Set problem
Skip the pictures, please, and write out exactly the lines from the opening of the data through the line containing "number; f: number".

Given data
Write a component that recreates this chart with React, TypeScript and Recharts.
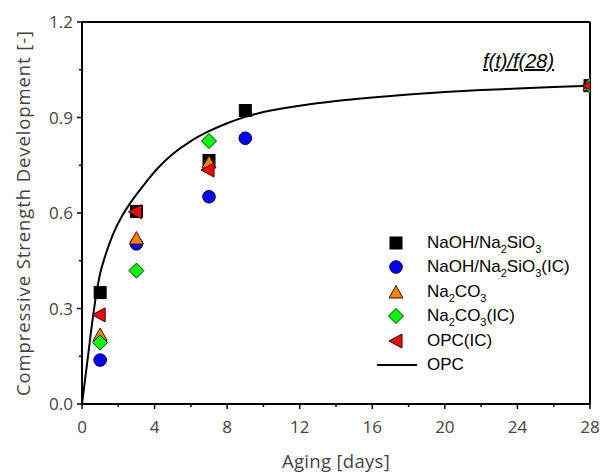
import React from 'react';
import {
  ComposedChart,
  Line,
  Scatter,
  XAxis,
  YAxis,
  ReferenceLine,
} from 'recharts';

type Pt = { t: number; f: number };

// measured strength ratios f(t)/f(28)
const naohSilicate: Pt[] = [
  { t: 1, f: 0.35 },
  { t: 3, f: 0.605 },
  { t: 7, f: 0.765 },
  { t: 9, f: 0.922 },
  { t: 28, f: 1.0 },
];
const naohSilicateIC: Pt[] = [
  { t: 1, f: 0.138 },
  { t: 3, f: 0.503 },
  { t: 7, f: 0.651 },
  { t: 9, f: 0.835 },
  { t: 28, f: 1.0 },
];
const carbonate: Pt[] = [
  { t: 1, f: 0.215 },
  { t: 3, f: 0.518 },
  { t: 7, f: 0.757 },
  { t: 28, f: 1.0 },
];
const carbonateIC: Pt[] = [
  { t: 1, f: 0.193 },
  { t: 3, f: 0.419 },
  { t: 7, f: 0.826 },
  { t: 28, f: 1.0 },
];
const opcIC: Pt[] = [
  { t: 1, f: 0.28 },
  { t: 3, f: 0.604 },
  { t: 7, f: 0.735 },
  { t: 28, f: 1.0 },
];

// OPC reference curve
const opcCurve: Pt[] = [
  { t: 0, f: 0 },
  { t: 0.33, f: 0.15 },
  { t: 0.6, f: 0.272 },
  { t: 0.8, f: 0.35 },
  { t: 1, f: 0.41 },
  { t: 1.25, f: 0.46 },
  { t: 1.5, f: 0.502 },
  { t: 1.76, f: 0.54 },
  { t: 2.2, f: 0.59 },
  { t: 2.72, f: 0.636 },
  { t: 3.5, f: 0.695 },
  { t: 4.2, f: 0.742 },
  { t: 5, f: 0.785 },
  { t: 6, f: 0.826 },
  { t: 7, f: 0.857 },
  { t: 8, f: 0.882 },
  { t: 9, f: 0.902 },
  { t: 10, f: 0.917 },
  { t: 12, f: 0.937 },
  { t: 14, f: 0.952 },
  { t: 16, f: 0.963 },
  { t: 18, f: 0.972 },
  { t: 20, f: 0.98 },
  { t: 22, f: 0.986 },
  { t: 24, f: 0.991 },
  { t: 26, f: 0.996 },
  { t: 28, f: 1.0 },
];

const yTicks = [0, 0.15, 0.3, 0.45, 0.6, 0.75, 0.9, 1.05, 1.2];
const xTicks = [0, 2, 4, 6, 8, 10, 12, 14, 16, 18, 20, 22, 24, 26, 28];

const tickFont = '"Open Sans", "DejaVu Sans", sans-serif';
const legendFont = '"Liberation Sans", Arial, sans-serif';

const Square = ({ cx, cy }: any) => (
  <rect x={cx - 6} y={cy - 6} width={12} height={12} fill="#000" stroke="#000" strokeWidth={1} />
);
const Circle = ({ cx, cy }: any) => (
  <circle cx={cx} cy={cy} r={6.3} fill="#0000ff" stroke="#000033" strokeWidth={1} />
);
const TriUp = ({ cx, cy }: any) => (
  <path
    d={`M${cx},${cy - 7.5} L${cx + 7},${cy + 5} L${cx - 7},${cy + 5} Z`}
    fill="#ff8000"
    stroke="#2a1500"
    strokeWidth={1}
  />
);
const Diamond = ({ cx, cy }: any) => (
  <path
    d={`M${cx},${cy - 7.5} L${cx + 7.5},${cy} L${cx},${cy + 7.5} L${cx - 7.5},${cy} Z`}
    fill="#00ff00"
    stroke="#002a00"
    strokeWidth={1}
  />
);
const TriLeft = ({ cx, cy }: any) => (
  <path
    d={`M${cx - 8},${cy} L${cx + 5},${cy - 7} L${cx + 5},${cy + 7} Z`}
    fill="#ff0000"
    stroke="#2a0000"
    strokeWidth={1}
  />
);

const YTick = ({ x, y, payload }: any) => {
  const v = payload.value as number;
  const major = Math.abs(Math.round(v / 0.3) * 0.3 - v) < 1e-6;
  return (
    <g>
      <line x1={x - (major ? 5 : 3)} x2={x} y1={y} y2={y} stroke="#000" strokeWidth={1.5} />
      {major && (
        <text x={x - 9} y={y} dy={6} textAnchor="end" fontSize={17} fill="#444" fontFamily={tickFont}>
          {v.toFixed(1)}
        </text>
      )}
    </g>
  );
};

const XTick = ({ x, y, payload }: any) => {
  const v = payload.value as number;
  const major = v % 4 === 0;
  return (
    <g>
      <line x1={x} x2={x} y1={y} y2={y + (major ? 5 : 3)} stroke="#000" strokeWidth={1.5} />
      {major && (
        <text x={x} y={y + 29} textAnchor="middle" fontSize={17} fill="#444" fontFamily={tickFont}>
          {v}
        </text>
      )}
    </g>
  );
};

const legendRows: { key: string; icon: React.ReactNode; label: React.ReactNode }[] = [
  { key: 'a', icon: <Square cx={20} cy={12} />, label: <>NaOH/Na<sub>2</sub>SiO<sub>3</sub></> },
  { key: 'b', icon: <Circle cx={20} cy={12} />, label: <>NaOH/Na<sub>2</sub>SiO<sub>3</sub>(IC)</> },
  { key: 'c', icon: <TriUp cx={20} cy={13} />, label: <>Na<sub>2</sub>CO<sub>3</sub></> },
  { key: 'd', icon: <Diamond cx={20} cy={12} />, label: <>Na<sub>2</sub>CO<sub>3</sub>(IC)</> },
  { key: 'e', icon: <TriLeft cx={21} cy={12} />, label: <>OPC(IC)</> },
  {
    key: 'f',
    icon: <line x1={1} x2={41} y1={12} y2={12} stroke="#000" strokeWidth={2} />,
    label: <>OPC</>,
  },
];

function ChartLegend() {
  return (
    <div
      style={{
        position: 'absolute',
        left: 376,
        top: 230.5,
        fontFamily: legendFont,
        fontSize: 17,
        color: '#000',
      }}
    >
      {legendRows.map((r) => (
        <div key={r.key} style={{ display: 'flex', alignItems: 'center', height: 24.5 }}>
          <svg width={42} height={24} style={{ marginRight: 9 }}>
            {r.icon}
          </svg>
          <span style={{ lineHeight: '24px', whiteSpace: 'nowrap' }}>{r.label}</span>
        </div>
      ))}
      <style>{`sub{font-size:11px;vertical-align:-5px;line-height:0}`}</style>
    </div>
  );
}

export default function App() {
  return (
    <div
      style={{
        position: 'absolute',
        left: 0,
        top: 0,
        width: 608,
        height: 475,
        background: '#fff',
        overflow: 'hidden',
      }}
    >
      <ComposedChart width={608} height={475} margin={{ top: 22, right: 18, left: 0, bottom: 0 }}>
        <XAxis
          type="number"
          dataKey="t"
          domain={[0, 28]}
          ticks={xTicks}
          interval={0}
          tick={<XTick />}
          tickSize={0}
          tickMargin={0}
          tickLine={false}
          height={71}
          axisLine={{ stroke: '#000', strokeWidth: 2 }}
          allowDataOverflow
          label={({ viewBox }: any) => (
            <text
              x={viewBox.x + viewBox.width / 2}
              y={viewBox.y + 64}
              textAnchor="middle"
              fontSize={18.5}
              letterSpacing={0.3}
              fill="#444"
              fontFamily={tickFont}
            >
              Aging [days]
            </text>
          )}
        />
        <YAxis
          type="number"
          domain={[0, 1.2]}
          ticks={yTicks}
          interval={0}
          tick={<YTick />}
          tickSize={0}
          tickMargin={0}
          tickLine={false}
          width={82}
          axisLine={{ stroke: '#000', strokeWidth: 2 }}
          allowDataOverflow
          label={({ viewBox }: any) => (
            <text
              x={0}
              y={0}
              transform={`translate(30, ${viewBox.y + viewBox.height / 2}) rotate(-90)`}
              textAnchor="middle"
              fontSize={18.5}
              letterSpacing={0.9}
              fill="#444"
              fontFamily={tickFont}
            >
              Compressive Strength Development [-]
            </text>
          )}
        />
        <ReferenceLine y={1.2} stroke="#000" strokeWidth={2} />
        <ReferenceLine x={28} stroke="#000" strokeWidth={2} />
        <Line
          data={opcCurve}
          dataKey="f"
          type="monotone"
          stroke="#000"
          strokeWidth={2}
          dot={false}
          activeDot={false}
          isAnimationActive={false}
        />
        <Scatter data={naohSilicate} dataKey="f" shape={<Square />} isAnimationActive={false} />
        <Scatter data={naohSilicateIC} dataKey="f" shape={<Circle />} isAnimationActive={false} />
        <Scatter data={carbonate} dataKey="f" shape={<TriUp />} isAnimationActive={false} />
        <Scatter data={carbonateIC} dataKey="f" shape={<Diamond />} isAnimationActive={false} />
        <Scatter data={opcIC} dataKey="f" shape={<TriLeft />} isAnimationActive={false} />
      </ComposedChart>
      <ChartLegend />
      <div
        style={{
          position: 'absolute',
          left: 483,
          top: 50,
          fontFamily: legendFont,
          fontSize: 20,
          fontStyle: 'italic',
          textDecoration: 'underline',
          color: '#000',
        }}
      >
        f(t)/f(28)
      </div>
    </div>
  );
}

Completed exercise
Write a component that recreates this chart with React, TypeScript and Recharts.
import React from 'react';
import {
  ComposedChart,
  Line,
  Scatter,
  XAxis,
  YAxis,
  ReferenceLine,
} from 'recharts';

type Pt = { t: number; f: number };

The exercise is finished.